Mastering Load Balancing: HTTP Redirect, DNS, Reverse Proxy, and LVS Techniques

1. HTTP Redirection

When an HTTP client requests a URL, the web server can respond with a Location header pointing to a new URL, causing the client to follow the redirect automatically.

Performance drawbacks:

Throughput limitation: The main server’s throughput must be high enough to forward requests to all backend servers. For example, with a round‑robin (RR) scheduler and three backends each handling 1000 req/s, the front‑end must sustain 3000 req/s; otherwise more backends are needed.

Uneven redirect depth: Redirecting static pages versus complex dynamic pages leads to unpredictable load on the actual servers, making pure redirect‑based load balancing suboptimal.

Balancing the overhead of redirection against the cost of handling real requests determines the usefulness of redirects, as seen in many mirror download sites.

2. DNS Load Balancing

DNS resolves domain names to IP addresses. By returning multiple A records, a DNS server can distribute client requests across several servers, acting as a load‑balancing scheduler without the throughput limits of HTTP redirects.

Example (using dig) shows that baidu.com has three A records.

Features:

Intelligent resolution based on client IP, directing users to the nearest server.

Dynamic DNS updates when IP addresses change (subject to caching delays).

Limitations:

Clients cannot see which actual server they reach, complicating debugging.

DNS cannot incorporate HTTP‑level context (e.g., URL‑based routing).

Custom load‑balancing logic based on real‑time server load requires complex DNS configuration.

DNS caching at various levels can obscure real‑time distribution.

3. Reverse Proxy Load Balancing

Most mainstream web servers support reverse‑proxy load balancing, forwarding HTTP requests to backend servers.

Key characteristics:

All client requests pass through the proxy.

The proxy waits for backend responses and relays them to the client.

Rich scheduling options, such as weighted distribution.

High concurrency requirements for the proxy itself.

Additional overhead for establishing TCP connections, thread creation, and header processing.

Ability to monitor backend health (load, response time, connections) and adjust policies.

Support for sticky sessions, keeping a user’s requests on the same backend.

4. IP Load Balancing (LVS‑NAT)

LVS (Linux Virtual Server) operates at the transport layer using NAT. The kernel’s Netfilter module and iptables manage packet filtering, while the IPVS module implements load balancing.

Check if IPVS is installed (output indicates presence).

Configuration steps (commands shown as code):

echo 1 > /proc/sys/net/ipv4/ip_forward

route add default gw <gateway_ip>

ipvsadm -A -t 111.11.11.11:80 -s rr

Adding two real servers (internal IPs) with NAT forwarding:

ipvsadm -a -t 111.11.11.11:80 -r 10.10.120.210:8000 -m

ipvsadm -a -t 111.11.11.11:80 -r 10.10.120.211:8000 -m

View server status with ipvsadm -L -n.
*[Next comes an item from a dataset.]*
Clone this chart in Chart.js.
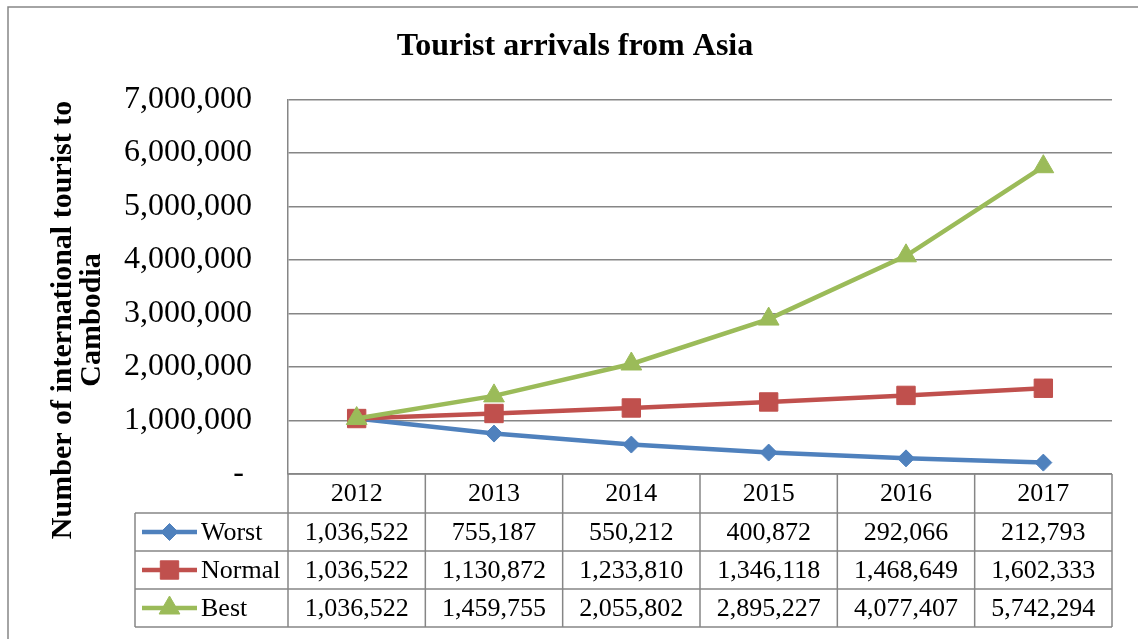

NAT‑based load balancing can double throughput compared to reverse proxy, but large payloads diminish the advantage.

5. Direct Routing (LVS‑DR)

DR works at the data‑link layer, altering the destination MAC address while keeping the IP unchanged, allowing backend responses to bypass the scheduler.
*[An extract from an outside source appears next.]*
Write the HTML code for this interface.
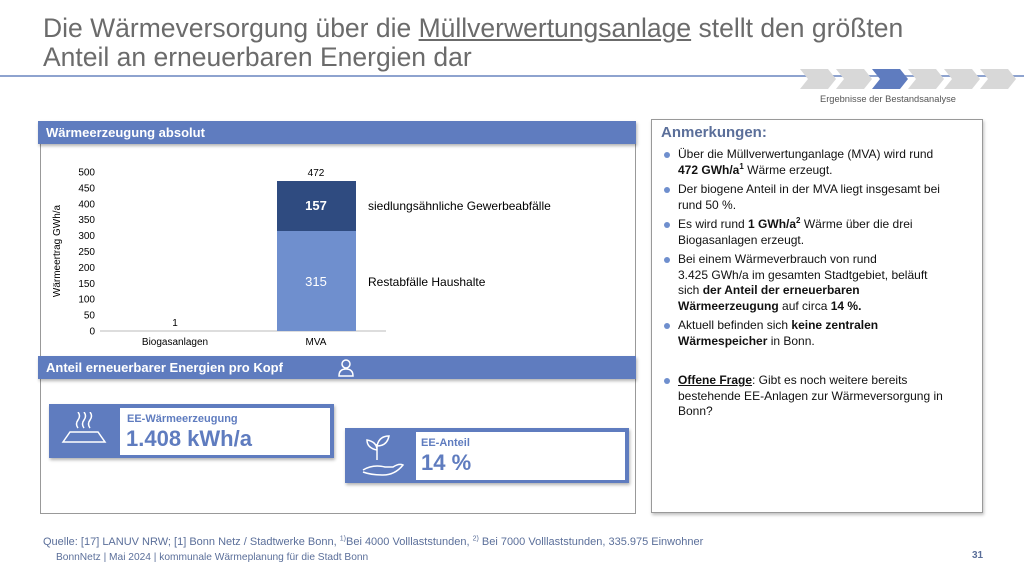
<!DOCTYPE html>
<html><head><meta charset="utf-8"><style>
body{margin:0;width:1024px;height:576px;background:#fff;font-family:"Liberation Sans",sans-serif;position:relative;overflow:hidden}
.a{position:absolute}
.t{left:43px;top:14px;font-size:26.5px;color:#6b6b6b;line-height:29px}
.hd{background:#5f7cbf;color:#fff;font-weight:bold;font-size:13px;padding-left:8px;line-height:23px;box-shadow:1px 2px 3px rgba(0,0,0,.3)}
ul{margin:0;padding:0 0 0 18px;font-size:12px;color:#111;line-height:15.5px;list-style:none}
li{margin-bottom:4px;position:relative}
li:before{content:"";position:absolute;left:-14px;top:5px;width:6px;height:6px;border-radius:50%;background:#6f8fce}
sup{line-height:0;font-size:8px}
</style></head><body>
<div class="a t">Die Wärmeversorgung über die <u>Müllverwertungsanlage</u> stellt den größten<br>Anteil an erneuerbaren Energien dar</div>
<div class="a" style="left:0;top:75px;width:1024px;height:2px;background:#8ea3cf"></div>
<svg class="a" style="left:800px;top:68px" width="224" height="22">
<g fill="#d8d8d8">
<polygon points="0,1 28,1 36,11 28,21 0,21 8,11"/>
<polygon points="36,1 64,1 72,11 64,21 36,21 44,11"/>
<polygon points="108,1 136,1 144,11 136,21 108,21 116,11"/>
<polygon points="144,1 172,1 180,11 172,21 144,21 152,11"/>
<polygon points="180,1 208,1 216,11 208,21 180,21 188,11"/>
</g>
<polygon fill="#5f7cbf" points="72,1 100,1 108,11 100,21 72,21 80,11"/>
</svg>
<div class="a" style="left:820px;top:94px;font-size:9.3px;color:#555">Ergebnisse der Bestandsanalyse</div>

<div class="a" style="left:40px;top:140px;width:594px;height:372px;border:1px solid #999"></div>
<div class="a hd" style="left:38px;top:121px;width:590px">Wärmeerzeugung absolut</div>

<svg class="a" style="left:40px;top:145px" width="594" height="210" font-family="Liberation Sans" font-size="10" fill="#000">
<g text-anchor="end">
<text x="55" y="189.5">0</text><text x="55" y="173.6">50</text><text x="55" y="157.7">100</text><text x="55" y="141.8">150</text><text x="55" y="125.9">200</text><text x="55" y="110">250</text><text x="55" y="94.1">300</text><text x="55" y="78.2">350</text><text x="55" y="62.3">400</text><text x="55" y="46.4">450</text><text x="55" y="30.5">500</text>
</g>
<text transform="translate(20,106) rotate(-90)" text-anchor="middle">Wärmeertrag GWh/a</text>
<line x1="60" y1="186" x2="346" y2="186" stroke="#bbb"/>
<rect x="237" y="86" width="79" height="100" fill="#6f8fce"/>
<rect x="237" y="36" width="79" height="50" fill="#2f4b80"/>
<text x="276" y="141" fill="#fff" font-size="13" text-anchor="middle">315</text>
<text x="276" y="65" fill="#fff" font-size="13" text-anchor="middle" font-weight="bold">157</text>
<text x="276" y="31" text-anchor="middle">472</text>
<text x="135" y="181" text-anchor="middle">1</text>
<text x="135" y="200" text-anchor="middle">Biogasanlagen</text>
<text x="276" y="200" text-anchor="middle">MVA</text>
<text x="328" y="65" font-size="12">siedlungsähnliche Gewerbeabfälle</text>
<text x="328" y="141" font-size="12">Restabfälle Haushalte</text>
</svg>

<div class="a hd" style="left:38px;top:356px;width:590px">Anteil erneuerbarer Energien pro Kopf</div>
<svg class="a" style="left:336px;top:358px" width="20" height="20" fill="none" stroke="#fff" stroke-width="1.5"><circle cx="10" cy="6" r="4"/><path d="M3 18 Q3 11 10 11 Q17 11 17 18 Z"/></svg>

<div class="a" style="left:49px;top:404px;width:285px;height:54px;background:#5f7cbf;box-shadow:1px 2px 3px rgba(0,0,0,.3)"></div>
<div class="a" style="left:120px;top:408px;width:210px;height:47px;background:#fff"></div>
<svg class="a" style="left:58px;top:412px" width="60" height="40" fill="none" stroke="#fff" stroke-width="1.5"><path d="M5 30 L12 20 L40 20 L47 30 Z"/><path d="M20 16 q-3-4 0-8 q3-4 0-8 M26 16 q-3-4 0-8 q3-4 0-8 M32 16 q-3-4 0-8 q3-4 0-8"/></svg>
<div class="a" style="left:127px;top:413px;font-size:11px;color:#5f7cbf;font-weight:bold">EE-Wärmeerzeugung</div>
<div class="a" style="left:126px;top:426px;font-size:22px;color:#5f7cbf;font-weight:bold">1.408 kWh/a</div>

<div class="a" style="left:345px;top:428px;width:284px;height:55px;background:#5f7cbf;box-shadow:1px 2px 3px rgba(0,0,0,.3)"></div>
<div class="a" style="left:416px;top:432px;width:209px;height:48px;background:#fff"></div>
<svg class="a" style="left:355px;top:432px" width="55" height="48" fill="none" stroke="#fff" stroke-width="1.5"><path d="M22 28 L22 12 M22 18 q-10-2-10-10 q10 2 10 10 M22 14 q2-10 12-10 q-2 10-12 10"/><path d="M8 38 q10-6 22-3 l8 0 q6-4 10-2 q-8 10-20 10 q-12 0-20-3"/></svg>
<div class="a" style="left:421px;top:437px;font-size:11px;color:#5f7cbf;font-weight:bold">EE-Anteil</div>
<div class="a" style="left:421px;top:450px;font-size:22px;color:#5f7cbf;font-weight:bold">14 %</div>

<div class="a" style="left:651px;top:119px;width:330px;height:392px;border:1px solid #999;box-shadow:1px 2px 3px rgba(0,0,0,.25)"></div>
<div class="a" style="left:661px;top:124px;font-size:15px;color:#5b6f9a;font-weight:bold">Anmerkungen:</div>
<div class="a" style="left:660px;top:147px;width:305px">
<ul>
<li>Über die Müllverwertunganlage (MVA) wird rund<br><b>472 GWh/a<sup>1</sup></b> Wärme erzeugt.</li>
<li>Der biogene Anteil in der MVA liegt insgesamt bei<br>rund 50 %.</li>
<li>Es wird rund <b>1 GWh/a<sup>2</sup></b> Wärme über die drei<br>Biogasanlagen erzeugt.</li>
<li>Bei einem Wärmeverbrauch von rund<br>3.425 GWh/a im gesamten Stadtgebiet, beläuft<br>sich <b>der Anteil der erneuerbaren<br>Wärmeerzeugung</b> auf circa <b>14 %.</b></li>
<li>Aktuell befinden sich <b>keine zentralen<br>Wärmespeicher</b> in Bonn.</li>
<li style="margin-top:24px"><b><u>Offene Frage</u></b>: Gibt es noch weitere bereits<br>bestehende EE-Anlagen zur Wärmeversorgung in<br>Bonn?</li>
</ul></div>

<div class="a" style="left:43px;top:536px;font-size:11px;color:#5b6f9a">Quelle: [17] LANUV NRW; [1] Bonn Netz / Stadtwerke Bonn, <sup style="font-size:7px">1)</sup>Bei 4000 Volllaststunden, <sup style="font-size:7px">2)</sup> Bei 7000 Volllaststunden, 335.975 Einwohner</div>
<div class="a" style="left:56px;top:552px;font-size:10.2px;color:#5b6f9a">BonnNetz | Mai 2024 | kommunale Wärmeplanung für die Stadt Bonn</div>
<div class="a" style="left:972px;top:550px;font-size:10px;color:#5b6f9a;font-weight:bold">31</div>
</body></html>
Network setup example: one scheduler, two backends, three public IPs, with an alias IP (e.g., 10.10.120.193) used as the virtual address.

On each backend, add the alias to the loopback interface and adjust ARP settings:

echo 1 > /proc/sys/net/ipv4/conf/lo/arp_ignore

echo 2 > /proc/sys/net/ipv4/conf/lo/arp_announce

Configure the DR cluster:

ipvsadm -A -t 10.10.120.193:80 -s rr

ipvsadm -a -t 10.10.120.193:80 -r 10.10.120.210:80 -r

ipvsadm -a -t 10.10.120.193:80 -r 10.10.120.211:80 -r

DR removes the scheduler’s bandwidth bottleneck, allowing backend servers to send responses directly to clients, which is advantageous for traffic‑heavy services.

6. IP Tunnel (LVS‑TUN)

TUN encapsulates the incoming IP packet in a new IP header and forwards it to the backend; the backend’s reply can go straight to the client. This works across different WAN subnets, provided each server has a legal IP address.

Both DR and TUN suit asymmetric request/response workloads; the choice depends on deployment topology and the need for geographically distributed backends.

Conclusion : Selecting the appropriate load‑balancing method—HTTP redirect, DNS, reverse proxy, LVS‑NAT, LVS‑DR, or LVS‑TUN—depends on performance requirements, network architecture, and scalability goals.